Icarus extortion group turns a dormant Klue credential into bulk Salesforce CRM theft across customers
From CTI Daily Brief — 2026-06-19 · published 2026-06-19 · view item permalink →
A newly tracked extortion actor, Icarus (active since ~April 2026), compromised the backend of Klue Battlecards — a competitive-intelligence SaaS that integrates with customer Salesforce tenants over OAuth — and used it to steal CRM data from Klue's enterprise customers (ReliaQuest, 2026-06-17). Icarus obtained a dormant/prototype-integration credential, injected code into Klue's application layer to harvest the stored OAuth access tokens for each customer's Salesforce integration, then queried the Salesforce REST API directly (/services/data/v59.0/sobjects/ enumeration and /services/data/v59.0/query SOQL) for roughly 24 hours per victim before Salesforce flagged anomalous API usage and disabled the Klue integration platform-wide. The chain maps to T1199 Trusted Relationship → T1528 Steal Application Access Token → T1078.004 Valid Cloud Accounts → T1530 Data from Cloud Storage Object, bypassing every endpoint and network control the victim operates. Huntress self-disclosed that its own Salesforce sales data (contacts, internal communications, pricing) was exfiltrated, while confirming its own systems were not breached (Huntress, 2026-06-18). Icarus contacts victims directly under the alias "mr bean" on Session Messenger.

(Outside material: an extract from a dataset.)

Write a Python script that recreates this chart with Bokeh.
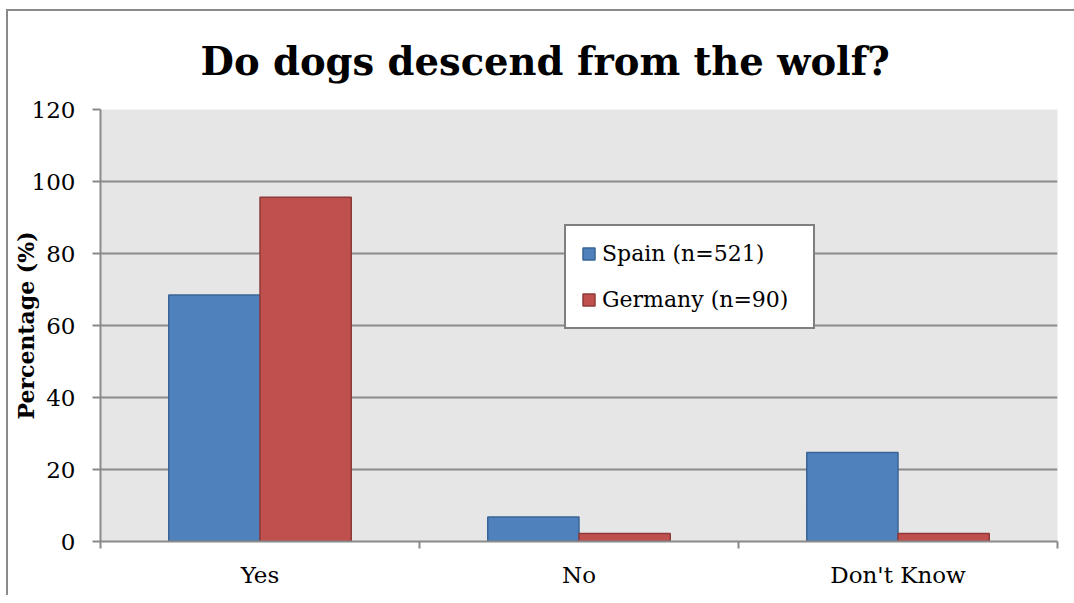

Why it matters to us: delegated-OAuth grants to third-party SaaS are a perimeter-bypassing trust path that endpoint and network controls never see. Inventory Salesforce Connected-App OAuth grants, revoke dormant/prototype integrations, enforce short token TTLs and IP-range restrictions on grant policies, and stream Salesforce Event Monitoring (SObject-enumeration and bulk-SOQL patterns from integration users) to your SIEM.